Google cares about mobile experience too
Responsive design is not just about appearance.
It also affects search visibility.
Google now primarily evaluates websites using mobile versions first, often referred to as:
mobile first indexing
In simple terms:
if your website performs badly on mobile, it can negatively affect your SEO.
Google wants to recommend websites that provide a good experience for visitors.
And honestly, that makes sense.
Signs your website may not be responsive
A few warning signs tend to appear repeatedly:
- text looks tiny on phones
- users need to zoom in constantly
- menus break on smaller screens
- images overflow awkwardly
- buttons are difficult to tap
- the website feels painfully slow on mobile
If visitors have to wrestle your website into submission just to read a paragraph, something probably needs updating.
Old websites struggle more than people realise
Many older websites were built using fixed width layouts that simply were not designed for modern devices.
Back then:
one desktop size basically ruled the internet
Now websites need to adapt constantly across hundreds of screen sizes.
This is one reason older websites often feel noticeably dated even before visitors consciously understand why.
Responsive design also improves trust
Visitors judge businesses incredibly quickly online.

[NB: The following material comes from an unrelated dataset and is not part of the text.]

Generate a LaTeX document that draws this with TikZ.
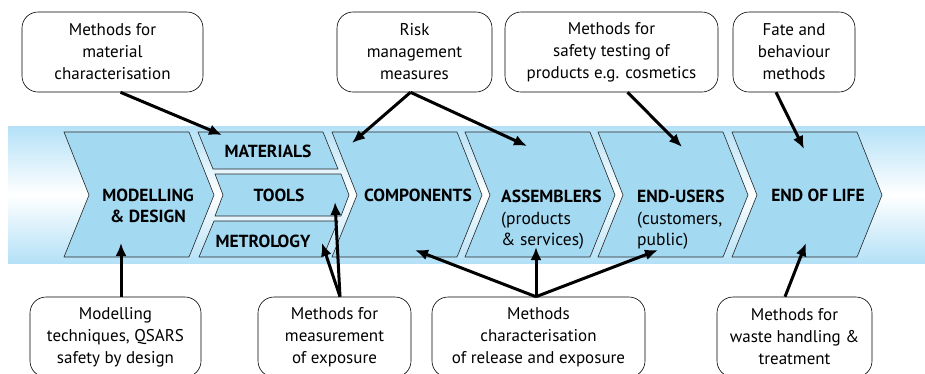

A polished, modern and easy to use website immediately creates a better first impression.
Meanwhile:
- broken layouts
- tiny unreadable text
- awkward navigation
- slow mobile pages
can quietly undermine trust before somebody even contacts you.
Responsive does not automatically mean good
This part matters.
A website can technically be responsive while still being frustrating to use.
Good responsive design also considers:
- speed
- clarity
- accessibility
- content structure
- user experience
In other words:
simply shrinking everything smaller is not a design strategy
Final thoughts
In 2026, responsive websites are simply the standard.
Visitors expect websites to work smoothly on phones, tablets and desktops without effort.
And because mobile usability now affects both trust and SEO, an outdated non responsive website can quietly damage your business online.
The good news is modern responsive design is no longer complicated for visitors.
When it works properly:
most people barely notice it at all
which is usually the sign of good design.